Explosion and explosion suppression of gas/deposited coal dust in a realistic environment

Abstract

Gas/deposited coal dust explosions are always one of the major accidents in coal mines. In this paper, gas/deposited coal dust explosion and explosion suppression experiments are conducted in a large tunnel to clarify the propagation law of gas/deposited coal dust explosion and the effect of ultra-fine dry powder on it in a real environment, and the evaluation method for the explosion wave energy in the roadway is also listed, which provides new ideas for the analysis of explosion accidents in the roadway. The results show that the pressure propagation velocity is always faster than the flame propagation velocity and the initial state of gas accumulation mainly influences the initial explosion propagation process. The increasing concentration of coal dust increases the flame propagation velocity. The maximum explosion (without explosion suppression) is achieved in the 100–120 m range. After the initial accumulation of gas has exploded, the explosion wave energy gradually increases, but the growth rate is slow. After 40 m, as the amount of deposited coal dust raised to participate in the explosion reaction increases, the growth rate of the explosion wave energy accelerates, and after 80 m, the explosion wave energy increases sharply, and then decreases as the fuel is consumed. The growth rate of the explosion wave energy is greatest in the 80–100 position interval. The explosion suppressing powder forms an inert cloud barrier in the cross section of the roadway.

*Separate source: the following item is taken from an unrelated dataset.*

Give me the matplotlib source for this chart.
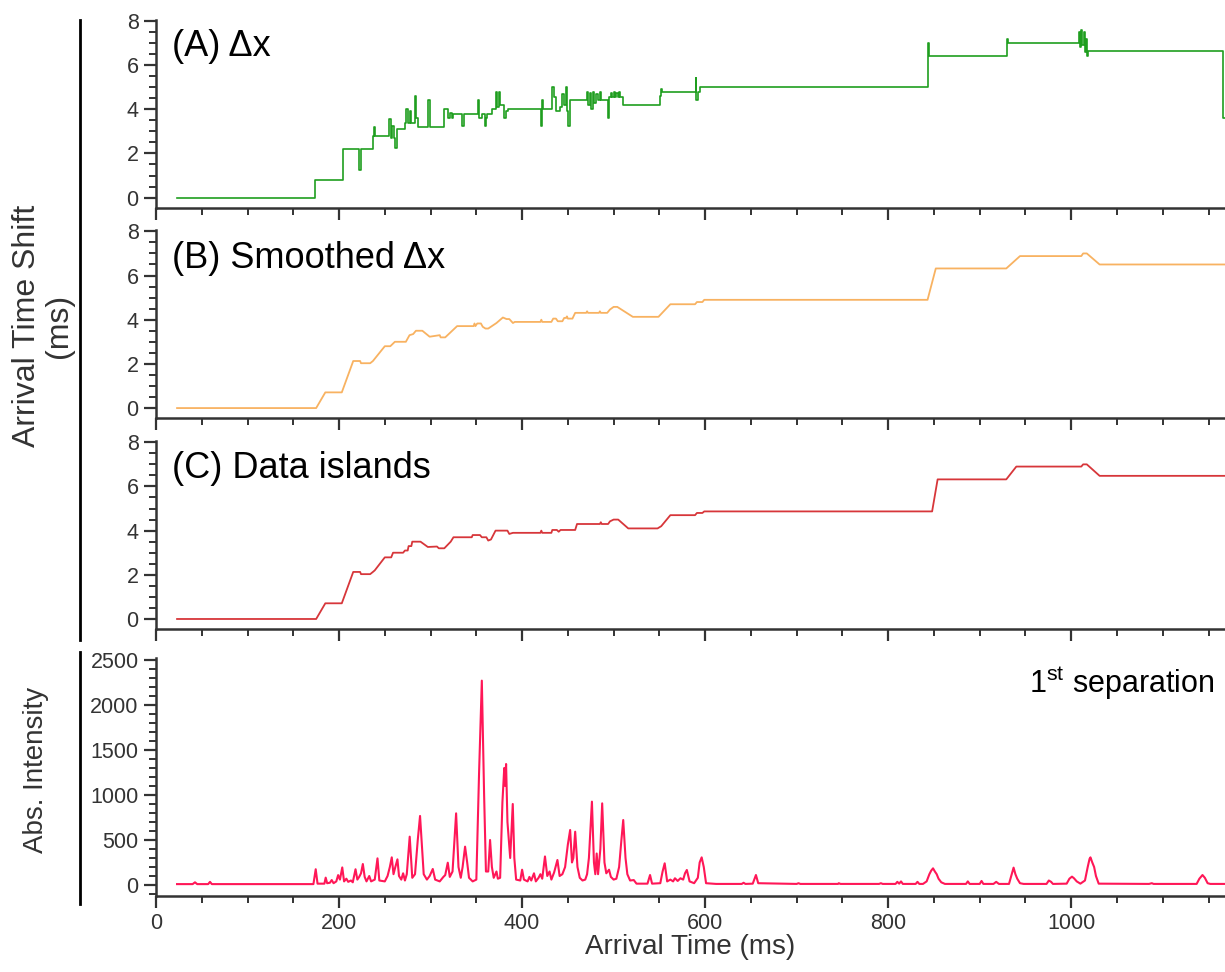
import matplotlib
matplotlib.use('Agg')
import matplotlib.pyplot as plt
from matplotlib.lines import Line2D
from matplotlib.ticker import MultipleLocator

plt.rcParams['font.family'] = ['Liberation Sans', 'DejaVu Sans']
plt.rcParams['mathtext.fontset'] = 'custom'
plt.rcParams['mathtext.rm'] = 'Liberation Sans'

GREEN = '#1f9e1f'
ORANGE = '#f8b261'
RED = '#d7363a'
PINK = '#ff1757'
AXC = '#333333'

# (A) raw shift, stepwise
dx_t = [23, 174, 204, 222, 224, 237, 238, 239.5, 255, 256.5, 258, 260, 261.5, 263,
        272, 273, 275, 278, 279, 283, 284.5, 286, 297.5, 299, 315, 319, 321, 323,
        325, 334.5, 336, 351.5, 353, 356, 359, 360.5, 362, 367, 371, 372.5, 374.5,
        376, 380, 382, 385, 421, 422, 423, 433, 434.5, 437, 441, 444, 445.5, 448,
        449, 450.5, 452, 471, 472, 474, 475.5, 478, 479, 481, 482.5, 485, 486,
        493.5, 495, 497, 498, 500, 501, 503, 504.5, 506, 507, 510.5, 551, 552, 553,
        589.5, 590.5, 592, 594, 843.5, 844.5, 929.5, 930.5, 1009, 1010, 1011, 1012,
        1013.5, 1014.5, 1016, 1017, 1018.5, 1166, 1168]
dx_v = [0.0, 0.8, 2.2, 1.25, 2.2, 2.8, 3.2, 2.8, 3.55, 2.7, 3.25, 2.7, 2.25, 3.1,
        3.4, 4.0, 3.4, 3.9, 3.4, 4.6, 3.6, 3.2, 4.4, 3.2, 4.0, 3.6, 3.85, 3.6,
        3.8, 3.25, 3.8, 4.4, 3.6, 3.8, 3.25, 3.6, 3.8, 4.0, 4.8, 4.1, 4.8,
        4.2, 3.6, 3.9, 4.0, 3.25, 4.4, 4.0, 5.0, 4.55, 3.9, 4.1, 4.7, 4.2, 5.0,
        3.9, 3.25, 4.4, 4.8, 4.2, 4.75, 4.0, 4.8, 4.3, 4.7, 4.4, 4.8, 4.4,
        3.6, 4.55, 4.75, 4.55, 4.8, 4.55, 4.75, 4.55, 4.8, 4.55, 4.2, 4.6, 4.9, 4.8,
        5.4, 4.4, 4.8, 5.0, 7.0, 6.42, 7.2, 7.0, 7.5, 6.8, 7.6, 6.9,
        7.5, 6.6, 7.2, 6.42, 6.62, 3.6, 3.6]

# (B) smoothed shift
sm_t = [23, 175, 185, 203, 215.5, 223, 224, 234, 237, 250, 256, 261, 273, 277, 281,
        284, 291, 299, 310, 311, 316, 329, 347, 348, 349, 351, 355, 357, 360, 363,
        372, 379, 383, 386, 390, 392, 420, 421, 422, 432, 434, 437, 439, 444, 446,
        448, 449, 450, 455, 458, 470, 471, 472, 484, 485, 486, 493, 496, 500, 504,
        521, 549, 562, 589, 591, 597, 599, 843, 852, 929, 944, 1011, 1013, 1017,
        1031, 1168]
sm_v = [0, 0, 0.71, 0.71, 2.13, 2.13, 2.03, 2.03, 2.13, 2.8, 2.8, 3.0, 3.0, 3.3, 3.35,
        3.5, 3.5, 3.23, 3.3, 3.2, 3.2, 3.71, 3.71, 3.83, 3.71, 3.83, 3.83, 3.68, 3.6, 3.6,
        3.85, 4.1, 4.03, 4.03, 3.85, 3.9, 3.9, 4.0, 3.9, 3.9, 4.05, 4.05, 3.93, 3.93, 4.08,
        4.08, 4.15, 4.05, 4.05, 4.31, 4.31, 4.38, 4.31, 4.31, 4.38, 4.31, 4.31, 4.46, 4.58, 4.58,
        4.13, 4.13, 4.7, 4.7, 4.8, 4.8, 4.9, 4.9, 6.32, 6.32, 6.88, 6.88, 7.0, 7.0,
        6.5, 6.5]

# (C) data islands
isl_t = [23, 175, 185, 203, 215.5, 223, 224, 234, 237, 239, 250, 257, 259, 270, 272,
         275, 276, 279, 280, 289, 297, 307, 309, 315, 322, 325, 345, 346, 354, 356,
         361, 363, 366, 371, 384, 386, 390, 420, 421, 422, 432, 433, 438, 440, 442,
         458, 460, 485, 486, 487, 494, 496, 500, 505, 516, 548, 552, 562, 589, 591,
         597, 599, 848, 854, 929, 940, 1011, 1013, 1017, 1031, 1168]
isl_v = [0, 0, 0.71, 0.71, 2.13, 2.13, 2.03, 2.03, 2.13, 2.2, 2.79, 2.79, 3.0, 3.0, 3.1,
         3.1, 3.3, 3.3, 3.5, 3.5, 3.26, 3.28, 3.2, 3.2, 3.5, 3.7, 3.7, 3.8, 3.8, 3.7,
         3.7, 3.55, 3.6, 4.0, 4.0, 3.85, 3.9, 3.9, 4.0, 3.9, 3.9, 4.03, 4.03, 3.95, 4.03,
         4.03, 4.3, 4.3, 4.38, 4.3, 4.3, 4.42, 4.5, 4.5, 4.1, 4.1, 4.2, 4.7, 4.7, 4.8,
         4.8, 4.87, 4.87, 6.32, 6.32, 6.9, 6.9, 7.0, 7.0, 6.48, 6.48]

# 1st separation intensity trace
int_t = [23, 40, 42.6, 45, 57, 59, 61, 172, 174.5, 176.5, 184, 185.4, 187, 190, 192,
         194, 197, 199, 201, 203.5, 205.5, 208, 210, 213, 215, 218, 220, 222, 224,
         226, 228, 230, 233, 235, 239, 242, 244, 247, 250, 253, 255.5, 257.6, 259.5,
         261.5, 263.8, 265.5, 268, 270, 272, 274, 277.2, 280, 283, 286, 288.5, 290.5,
         292.5, 296, 299, 302.4, 305, 310, 314, 316, 318.8, 321, 324, 327.9, 330.5,
         333, 335, 337.7, 340, 342, 346, 350, 353, 356, 358.5, 360.5, 363, 365, 367,
         369, 372, 373.5, 376, 378.5, 380.5, 381.5, 382.5, 384, 385.5, 387, 389.8,
         391.5, 393.5, 398, 400, 402, 406, 408, 410, 413, 415, 418, 420, 422, 425,
         427.5, 430, 432, 435, 438.6, 441, 444, 447, 450, 452.5, 454.5, 456, 458,
         460.5, 463, 466, 469, 471, 473, 476.3, 478.5, 480, 481.5, 483, 485.5, 487.5,
         490, 492, 495, 497, 500, 503, 506, 508.5, 510.5, 513, 515, 518, 522, 525,
         537, 539.8, 542, 551, 553.5, 555.8, 558.5, 562, 565, 567, 570, 573, 576,
         578, 580, 583, 588, 592, 594, 596.2, 598.5, 601, 612, 640, 642, 644, 652,
         655.5, 658, 700, 702, 704, 745, 746, 748, 790, 792, 794, 808, 810, 812, 814,
         816, 830, 832, 834, 838, 842, 845, 847, 849, 851, 853, 855, 858, 862, 885,
         887, 889, 900, 902, 904, 915, 918, 921, 932, 935, 937, 939, 941, 944, 948,
         973, 975.5, 978, 980, 995, 998, 1000.8, 1003, 1006, 1010, 1015, 1018, 1020,
         1021, 1023, 1025, 1027, 1030, 1085, 1088, 1090, 1137, 1140, 1143.4, 1146,
         1149, 1152, 1168]
int_v = [10, 10, 30, 10, 10, 35, 10, 10, 175, 15, 15, 82, 20, 25, 55,
         20, 40, 110, 60, 195, 40, 70, 35, 50, 30, 175, 60, 90, 130,
         233, 90, 40, 100, 40, 60, 296, 50, 45, 40, 100, 200, 307, 120,
         200, 285, 100, 60, 130, 50, 120, 537, 80, 120, 500, 767, 450,
         120, 60, 100, 178, 60, 40, 90, 110, 248, 90, 150, 796, 200,
         80, 200, 426, 250, 80, 40, 60, 1250, 2270, 1000, 150, 150, 500, 200,
         80, 150, 70, 80, 920, 1300, 1100, 1344, 700, 500, 300, 900,
         300, 60, 50, 170, 60, 40, 90, 50, 130, 40, 80, 120, 70, 317,
         100, 150, 60, 140, 278, 100, 120, 200, 450, 611, 250, 300, 592,
         200, 80, 50, 60, 120, 300, 926, 250, 120, 350, 120, 400, 907,
         250, 130, 170, 90, 60, 70, 200, 500, 722, 300, 120, 50, 55, 15,
         15, 111, 15, 20, 150, 241, 40, 60, 40, 75, 45, 75, 60,
         130, 167, 40, 20, 80, 250, 307, 200, 20, 12, 12, 25, 12, 15,
         111, 20, 12, 20, 12, 12, 20, 12, 12, 20, 12, 12, 35, 15, 40,
         12, 12, 35, 12, 12, 40, 120, 160, 185, 150, 120, 70, 30, 12, 12,
         40, 12, 12, 45, 12, 12, 35, 12, 12, 120, 193, 120, 70, 20, 12,
         12, 50, 35, 12, 15, 70, 93, 75, 40, 15, 50, 200, 290,
         307, 250, 200, 100, 15, 12, 20, 12, 12, 70, 111, 80,
         20, 12, 12]

fig = plt.figure(figsize=(12.25, 9.72), dpi=100, facecolor='white')

left = 156 / 1225
width = 1 - left
ax_a = fig.add_axes([left, 0.786, width, 0.1934])
ax_b = fig.add_axes([left, 0.5695, width, 0.1934])
ax_c = fig.add_axes([left, 0.3525, width, 0.1934])
ax_d = fig.add_axes([left, 0.0782, width, 0.2449])

ax_a.plot(dx_t, dx_v, drawstyle='steps-post', color=GREEN, lw=1.2)
ax_b.plot(sm_t, sm_v, color=ORANGE, lw=1.3)
ax_c.plot(isl_t, isl_v, color=RED, lw=1.3)
ax_d.plot(int_t, int_v, color=PINK, lw=1.5)

for ax in (ax_a, ax_b, ax_c, ax_d):
    ax.set_xlim(0, 1168)
    for side in ('top', 'right'):
        ax.spines[side].set_visible(False)
    for side in ('left', 'bottom'):
        ax.spines[side].set_color(AXC)
        ax.spines[side].set_linewidth(1.8)
    ax.xaxis.set_major_locator(MultipleLocator(200))
    ax.xaxis.set_minor_locator(MultipleLocator(50))
    ax.tick_params(which='major', direction='out', length=8.5, width=1.6,
                   color=AXC, labelcolor=AXC, labelsize=15.5, pad=4)
    ax.tick_params(which='minor', direction='out', length=5, width=1.4, color=AXC)

for ax in (ax_a, ax_b, ax_c):
    ax.set_ylim(-0.47, 8.04)
    ax.yaxis.set_major_locator(MultipleLocator(2))
    ax.yaxis.set_minor_locator(MultipleLocator(0.5))
    ax.tick_params(axis='x', labelbottom=False)

ax_d.set_ylim(-122, 2522)
ax_d.yaxis.set_major_locator(MultipleLocator(500))
ax_d.yaxis.set_minor_locator(MultipleLocator(100))
ax_d.set_xlabel('Arrival Time (ms)', fontsize=20, color=AXC, labelpad=0)

ax_a.text(0.015, 0.86, '(A) Δx', transform=ax_a.transAxes, fontsize=26,
          ha='left', va='center')
ax_b.text(0.015, 0.85, '(B) Smoothed Δx', transform=ax_b.transAxes, fontsize=26,
          ha='left', va='center')
ax_c.text(0.015, 0.857, '(C) Data islands', transform=ax_c.transAxes, fontsize=26,
          ha='left', va='center')
ax_d.text(0.99, 0.895, r'1$^{\rm st}$ separation', transform=ax_d.transAxes,
          fontsize=22, ha='right', va='center')

# side labels and bracket bars
fig.text(0.035, 0.665, 'Arrival Time Shift\n(ms)', rotation=90, fontsize=23,
         color=AXC, ha='center', va='center', multialignment='center',
         linespacing=1.1)
fig.text(0.029, 0.208, 'Abs. Intensity', rotation=90, fontsize=20,
         color=AXC, ha='center', va='center')
bx = 80 / 1225
fig.add_artist(Line2D([bx, bx], [1 - 20 / 972, 1 - 640 / 972], color='black', lw=2))
fig.add_artist(Line2D([bx, bx], [1 - 652 / 972, 1 - 904 / 972], color='black', lw=2))

fig.savefig('out.png', dpi=100, facecolor='white')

This barrier prevents the coal dust from continuing to move to the rear of the roadway, creating a region of high coal dust concentration in front of the barrier, resulting in an early maximum of explosion pressure and flame propagation velocity in this region. When the explosion flame passes through the explosion-suppressing cloud barrier, it is suppressed by a combination of surface cooling, gas-phase inerting and dilution, chemical synergy and physical isolation mechanisms.